The lines between the points suggest that there is a trend between them, but because the y-axis is discrete (a categorical variables, rather than a continuous variable) and there is no de facto reason for them to be related in an ordered way — nor to be spaced at equal intervals — the trend is nonsensical. The lines help draw your eye between the point, but they imply a continuous relationship that does not exist.4 This is misleading to the viewer and should not be done. (In fact, plotting this data as points is also probably not a good idea. It would be better to try a bar graph or a boxplot.)
In this case, the lines between the points are confusing and irrelevant, but at least they are unlikely to lead to any particular incorrect conclusion being drawn. A more pernicious case would be when the x-axis has units that could be continuous, but the sampled points are not evenly spaced. Here the offending decision is not only to connect the points, but also to plot a continuous variable as a categorical one. This could indicate a notable trend or event when one does not actually exist.
For example, in the following plot, daily birth rate in Quebec is again plotted, but this time for time points that were sampled at inconsistent intervals.
In the plot above, it looks like there was a sudden increase between the last two points of the time series. What if the x-axis were plotted as a continuous variable?
In this case, it becomes clear that although there was an increase in daily births after 1987, it was not as sudden as it originally looked. Instead, it appears to be an increase over several years.
The above examples demonstrate how setting up your plot space — including axis limits as well as defining the axis scales — determine the context for the data and therefore its interpretation. Of course, there are no set rules for determining how to set up a plot honestly; that depends on the story that you are trying to tell. The important thing to remember is that the interpretation of the data will depend on these parameters, and you can use that understanding to improve your ability to tell a data story.
Next in this series is the second article of Part 3: The Importance of Integrity: How Color Choice Influences Interpretation.
- To be clear, it is possible to mislead with technically accurate data through the use of numbers just as much as with visualizations.
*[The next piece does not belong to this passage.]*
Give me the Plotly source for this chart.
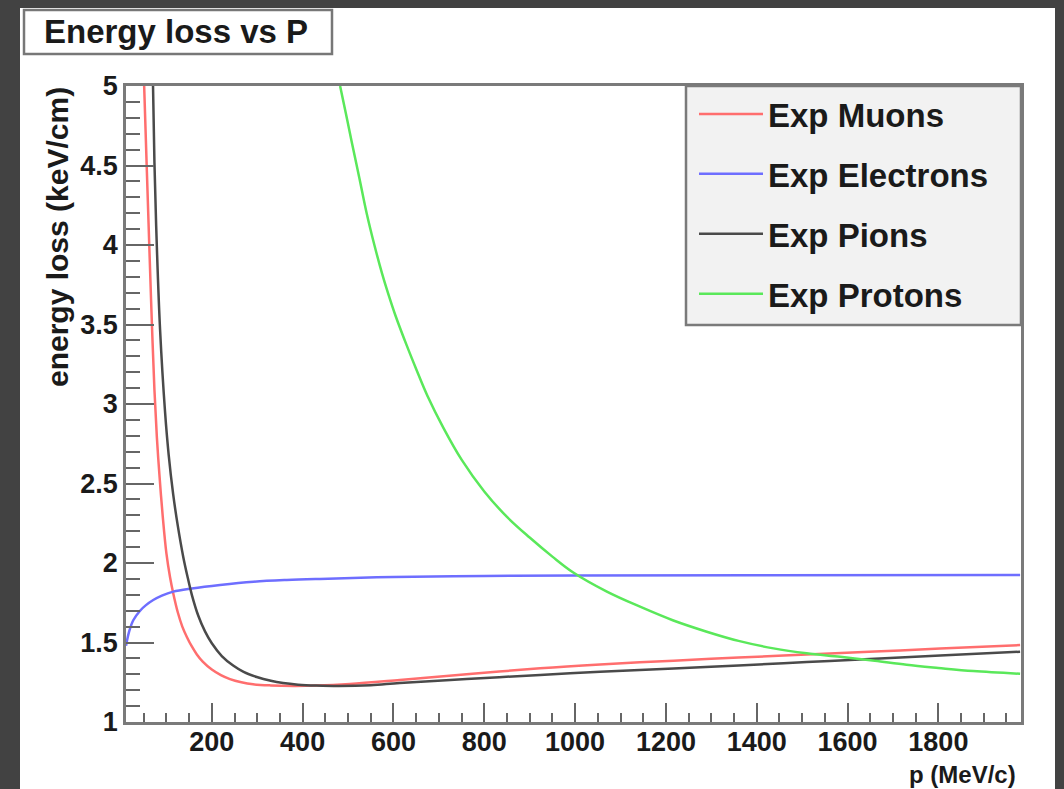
import plotly.graph_objects as go

# ---- data ----
muon_p = [51, 57, 62.6, 67.8, 73.6, 79, 84.6, 92, 100, 108, 115, 125, 135, 145, 156, 167, 180,
          200, 220, 240, 265, 291, 330, 380, 430, 504, 614, 761, 923, 1055, 1217, 1360, 1510,
          1660, 1804, 1980]
muon_e = [5.0, 4.46, 3.967, 3.525, 3.09, 2.79, 2.555, 2.29, 2.06, 1.91, 1.81, 1.69, 1.60, 1.535, 1.475,
          1.425, 1.38, 1.33, 1.295, 1.27, 1.25, 1.237, 1.23, 1.227, 1.229, 1.239, 1.264, 1.30, 1.338,
          1.362, 1.386, 1.405, 1.424, 1.443, 1.462, 1.484]

elec_p = [11, 18, 27, 42, 55, 71, 90, 115, 156, 218, 292, 365, 438, 600, 800, 1000, 1400, 1980]
elec_e = [1.48, 1.57, 1.64, 1.70, 1.735, 1.767, 1.795, 1.82, 1.84, 1.862, 1.882, 1.893, 1.90, 1.912,
          1.918, 1.921, 1.923, 1.924]

pion_p = [70.5, 73.6, 78.8, 86, 97, 105, 115, 125, 137, 146, 156, 170, 185, 200, 222, 247, 270, 299,
          330, 357, 390, 430, 480, 550, 614, 761, 923, 1055, 1217, 1360, 1510, 1660, 1804, 1980]
pion_e = [5.0, 4.52, 4.0, 3.47, 2.95, 2.68, 2.43, 2.235, 2.04, 1.92, 1.80, 1.67, 1.57, 1.495, 1.415,
          1.355, 1.315, 1.283, 1.259, 1.245, 1.235, 1.229, 1.226, 1.231, 1.245, 1.270, 1.296, 1.316,
          1.336, 1.356, 1.377, 1.398, 1.418, 1.442]

prot_p = [482.5, 495, 508, 525, 541, 558, 575, 590, 604, 629, 650, 675, 710, 750, 800, 850, 900, 950,
          996, 1070, 1143, 1215, 1290, 1360, 1437, 1510, 1584, 1660, 1730, 1800, 1877, 1980]
prot_e = [5.0, 4.83, 4.65, 4.42, 4.20, 4.0, 3.82, 3.68, 3.56, 3.37, 3.22, 3.05, 2.85, 2.65, 2.45, 2.29,
          2.16, 2.04, 1.94, 1.82, 1.725, 1.64, 1.568, 1.51, 1.463, 1.432, 1.41, 1.385, 1.36, 1.34,
          1.32, 1.303]

series_names = ["Exp Muons", "Exp Electrons", "Exp Pions", "Exp Protons"]
series_colors = ["#ff6e6e", "#6e6eff", "#4a4a4a", "#5ae85a"]

x_range = [11, 1982]
y_range = [1, 5]

# ---- figure geometry (pixels) ----
W, H = 1064, 789
L, R, T, B = 126, 1021, 86, 722


def px(x):
    return (x - L) / (R - L)


def py(y):
    return (B - y) / (B - T)


FONT = "Liberation Sans, Arial, Helvetica, sans-serif"

fig = go.Figure()
data = [(muon_p, muon_e), (elec_p, elec_e), (pion_p, pion_e), (prot_p, prot_e)]
for (xs, ys), name, col in zip(data, series_names, series_colors):
    fig.add_trace(go.Scatter(x=xs, y=ys, mode="lines", name=name, legendgroup=name,
                             line=dict(color=col, width=2.5, shape="spline", smoothing=1.0)))

axis_common = dict(showline=True, linecolor="#7a7a7a", linewidth=2.5, mirror=True,
                   showgrid=False, zeroline=False, ticks="inside", tickcolor="#666",
                   tickwidth=2, tickfont=dict(family=FONT, size=27, color="#1a1a1a", weight="bold"))

fig.update_xaxes(range=x_range, tick0=0, dtick=200, ticklen=19, ticklabelstandoff=-6,
                 minor=dict(dtick=50, tick0=0, ticks="inside", ticklen=9, tickcolor="#666", tickwidth=2),
                 **axis_common)
fig.update_yaxes(range=y_range, tick0=1, dtick=0.5, ticklen=28,
                 minor=dict(dtick=0.1, tick0=1, ticks="inside", ticklen=14, tickcolor="#666", tickwidth=2),
                 **axis_common)

shapes = [
    # white canvas inside the dark frame
    dict(type="rect", xref="paper", yref="paper", x0=px(20), x1=px(1055), y0=py(800), y1=py(8),
         fillcolor="white", line=dict(width=0), layer="below"),
    # title box
    dict(type="rect", xref="paper", yref="paper", x0=px(24), x1=px(332), y0=py(54), y1=py(10),
         fillcolor="white", line=dict(color="#777", width=2.5), layer="above"),
    # legend box
    dict(type="rect", xref="paper", yref="paper", x0=px(686), x1=px(1021), y0=py(325), y1=py(86),
         fillcolor="#f2f2f2", line=dict(color="#7a7a7a", width=2.5), layer="above"),
]

annotations = [
    dict(text="Energy loss vs P", xref="paper", yref="paper", x=px(42), y=py(32),
         xanchor="left", yanchor="middle", showarrow=False,
         font=dict(family=FONT, size=33, color="#1a1a1a", weight="bold")),
    dict(text="p (MeV/c)", xref="paper", yref="paper", x=px(1018), y=py(774),
         xanchor="right", yanchor="middle", showarrow=False,
         font=dict(family=FONT, size=24, color="#1a1a1a", weight="bold")),
    dict(text="energy loss (keV/cm)", xref="paper", yref="paper", x=px(57), y=py(85),
         xanchor="center", yanchor="top", textangle=-90, showarrow=False,
         font=dict(family=FONT, size=30, color="#1a1a1a", weight="bold")),
]

fig.update_layout(
    width=W, height=H,
    margin=dict(l=L, r=W - R, t=T, b=H - B, pad=0),
    paper_bgcolor="#424242",
    plot_bgcolor="white",
    shapes=shapes,
    annotations=annotations,
    showlegend=True,
    legend=dict(x=px(694), y=py(86), xanchor="left", yanchor="top",
                bgcolor="rgba(0,0,0,0)", borderwidth=0, itemwidth=64,
                tracegroupgap=14,
                font=dict(family=FONT, size=33, color="#1a1a1a", weight="bold")),
)

fig.write_html("out.html")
For example, a reader’s conclusion can be skewed by what aspect of the data you choose to describe and what analyses you show. As an excellent example, in 2015, Dr. John Bohannon — not an MD, but a science journalist with a PhD in bacterial molecular biology — demonstrated this point by conducting and publishing a study that showed that chocolate can help with weight loss. Despite his use of p-hacking to get a positive result (in this case, a tiny sample size of 15 people, and a full 18 different measurements, two of which were significant), the study was published (by a predatory or fake journal) and picked up (extraordinarily) widely by the media. Conclusion: You can lie with numbers. Additionally: Don’t eat chocolate for weight loss purposes. Eat it, in moderation, because it’s delicious.
- Number of daily births in Quebec, Jan. 01, 1977 to Dec. 31, 1990; Source: Time Series Data Library (citing: Hipel and McLeod (1994))
- I won’t discount the possibility that an exception does exist where there might be a very good reason for wanting to highlight the trend between discrete points and where this will not be misleading to the viewer. However, even if this case does exist, it is not good practice.
- It actually takes some creative coding to convince ggplot to put lines between points representing categorical variables — which is good!